**REQUIREMENTS**: Go over the entries below line by line, copying each one that contains the word "Python".

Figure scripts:

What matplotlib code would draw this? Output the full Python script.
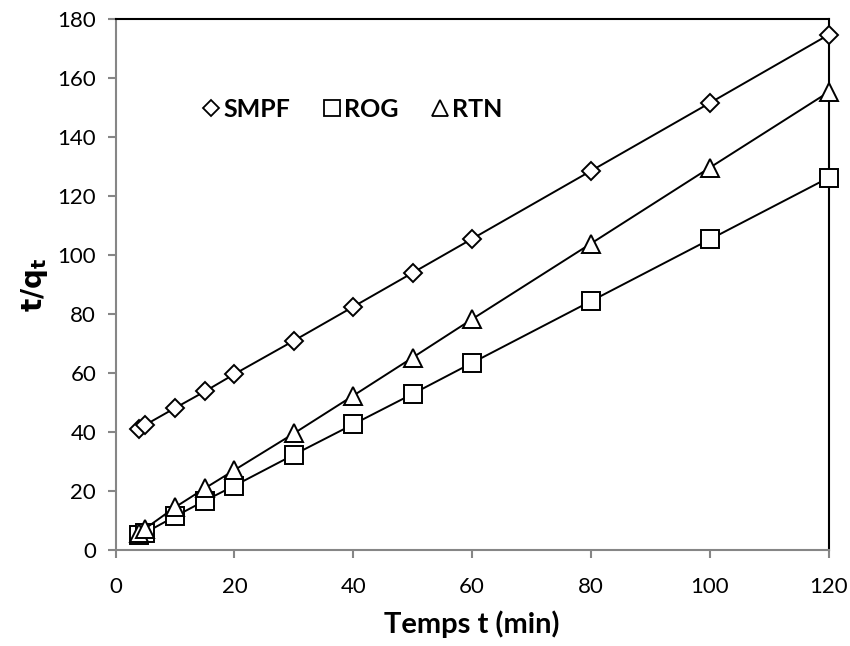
import numpy as np
import matplotlib.pyplot as plt
from matplotlib.lines import Line2D

# temps t (min)
t = [4, 5, 10, 15, 20, 30, 40, 50, 60, 80, 100, 120]

# t/qt for each sample
smpf = [41.1, 42.5, 48.2, 53.8, 59.7, 71.0, 82.5, 94.0, 105.5, 128.5, 151.5, 174.6]
rog = [5.3, 6.0, 11.5, 16.8, 21.9, 32.4, 42.7, 53.0, 63.5, 84.4, 105.3, 126.2]
rtn = [5.8, 7.4, 14.6, 21.0, 27.2, 39.6, 52.4, 65.3, 78.3, 103.9, 129.6, 155.2]

plt.rcParams['font.family'] = ['Lato', 'DejaVu Sans']

fig = plt.figure(figsize=(8.5, 6.46), dpi=100)
ax = fig.add_axes([0.136, 0.148, 0.839, 0.823])

mk = dict(color='black', lw=1.4, mfc='white', mec='black', mew=1.4, clip_on=False)
ax.plot(t, smpf, marker='D', ms=9, zorder=3, **mk)
ax.plot(t, rog, marker='s', ms=13, zorder=3, **mk)
ax.plot(t, rtn, marker='^', ms=13, zorder=3, **mk)

ax.set_xlim(0, 120)
ax.set_ylim(0, 180)
ax.set_xticks(np.arange(0, 121, 20))
ax.set_yticks(np.arange(0, 181, 20))

gray = '#868686'
for s in ['left', 'bottom']:
    ax.spines[s].set_color(gray)
    ax.spines[s].set_linewidth(1.5)
for s in ['top', 'right']:
    ax.spines[s].set_color('black')
    ax.spines[s].set_linewidth(1.5)
ax.tick_params(axis='both', direction='out', length=6, width=1.5, color=gray,
               labelsize=16)
ax.tick_params(axis='x', pad=13)
ax.tick_params(axis='y', pad=8)

ax.set_xlabel('Temps t (min)', fontsize=21, fontweight='bold', labelpad=10)
ax.set_ylabel(r'$\mathbf{t/q_t}$', fontsize=20, labelpad=5)

# legend: markers only, no lines
handles = [
    Line2D([], [], ls='none', marker='D', ms=8, mfc='white', mec='black', mew=1.3),
    Line2D([], [], ls='none', marker='s', ms=11, mfc='white', mec='black', mew=1.3),
    Line2D([], [], ls='none', marker='^', ms=12, mfc='white', mec='black', mew=1.3),
]
leg = ax.legend(handles, ['SMPF', 'ROG', 'RTN'], ncol=3, frameon=False,
                loc='center left', bbox_to_anchor=(0.09, 0.83),
                handlelength=0.7, handletextpad=0.15, columnspacing=1.3,
                prop={'weight': 'bold', 'size': 18})

fig.savefig('out.png', dpi=100)
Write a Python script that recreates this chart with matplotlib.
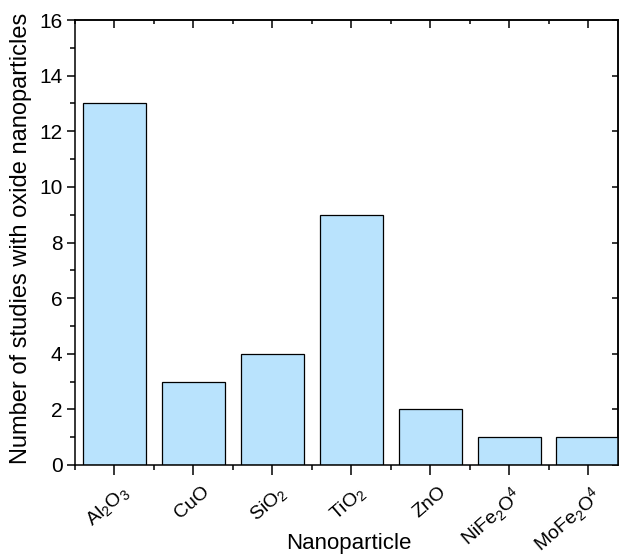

**IN RESPONSE**:
What matplotlib code would draw this? Output the full Python script.
Write a Python script that recreates this chart with matplotlib.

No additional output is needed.